Beneath the abstract political theory, too, lurked some contestable claims about human nature. Davidson and Rees-Mogg constantly appeal to ‘rational cost-benefit analysis’ only to find that national identity, chivalry and community are in the way at every turn. The search for the rational individual – he who sheds arcane fealties to take his place in the league of jet-setting entrepreneurs – leads to some surprisingly bone-headed observations on history. On fighting for one’s country, for example, they write:

Only under the most propitious circumstances …  would the rational person care to engage in a potentially lethal battle based upon short-term cost-benefit analysis. Perhaps homo economicus might fight on a sunny day, when the forces on his side are overwhelming…

It also leads to a technocratic, entrepreneurial view of the state. There is no discussion of government as anything other than daylight robbery of the most productive:

If you went into a store to buy furniture, and the salespeople took your money but then proceeded to ignore your requests and consult others about how to spend your money, you would be quite rightly upset … the fact that something very like this happens in dealings with government shows how little control its ‘customers’ actually have.

Rees-Mogg and Davidson’s flirtations with plutocracy are possible because the book sees the state as a protection racket and nothing more. Welfare, rights, and redistribution are parasitical on the most productive. The book presents various options for moving ‘beyond democracy,’ with its messy people-driven morality, including offering policy-makers themselves a ‘straight commission’ on their work in government based on ‘some objective measure of performance, such as growth of after-tax per capita income’. They don’t call it ‘the commercialisation of sovereignty’ for nothing.

Ultimately, though, the work remains compelling as a paean to techno-determinism. ‘Technological imperatives, not popular opinion, are the most important sources of change,’ they write. The supremacy of technology is their theory of history. The welfare state did not emerge out of compassion for the poor, but ‘as a logical consequence of the technology of industrialism.’ So, they argue, would technology eventually liberate us from politics.

The influence of The Sovereign Individual today is hard to estimate. Recently, a return to so-called ‘nativism’ in Britain offered an opportunity to put some of its ideas into practice.

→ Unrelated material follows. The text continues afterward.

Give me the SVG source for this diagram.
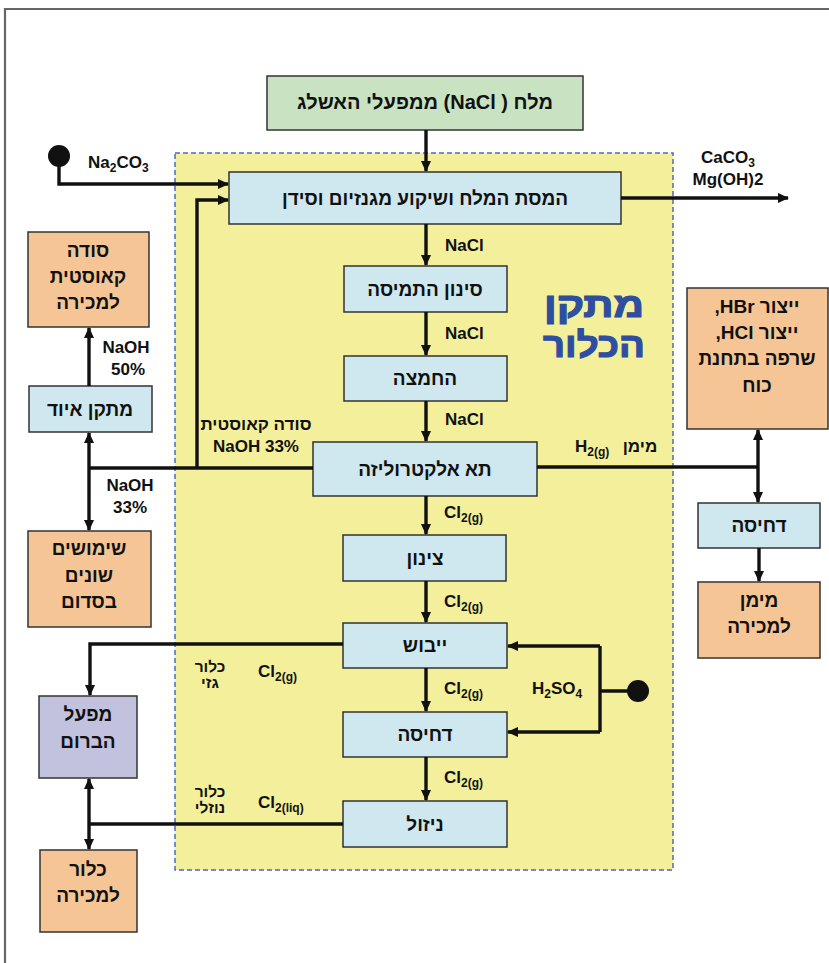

The European Research Group was a band of British MPs committed to leaving the European Union with or without a deal after the Referendum in 2016. They championed a vision of a ‘global Britain’ free of European Union regulations, taking better advantage of the world economy. ‘Singapore-on-Thames’ – a London emulating the hyper-efficient East Asian city-states – was one of their selling points. And one of the ERG’s members was Jacob Rees-Mogg, son of William.

One of the ironies of the parallel, though, is that the British ‘Brexiteers’ realised that identity, community and belonging could not be confined to the dustbin of politics. The appeal to the nation-state was the core of their campaign.

Nevertheless, can we look at the way the world is now changing – with the rise of a global educated class, the faltering of international order, digital currencies, tax-havens and micro-states – and not see it as The Sovereign Individual imagined? As a manifesto for free-market globalisation and technological libertarianism, it is a tour-de-force. While it got many of the broad trends right, it could not fully separate what was likely to happen from what ­ought to happen. Yet in its boldness, The Sovereign Individual harks back to a unique era: when chaos was predicted with confidence.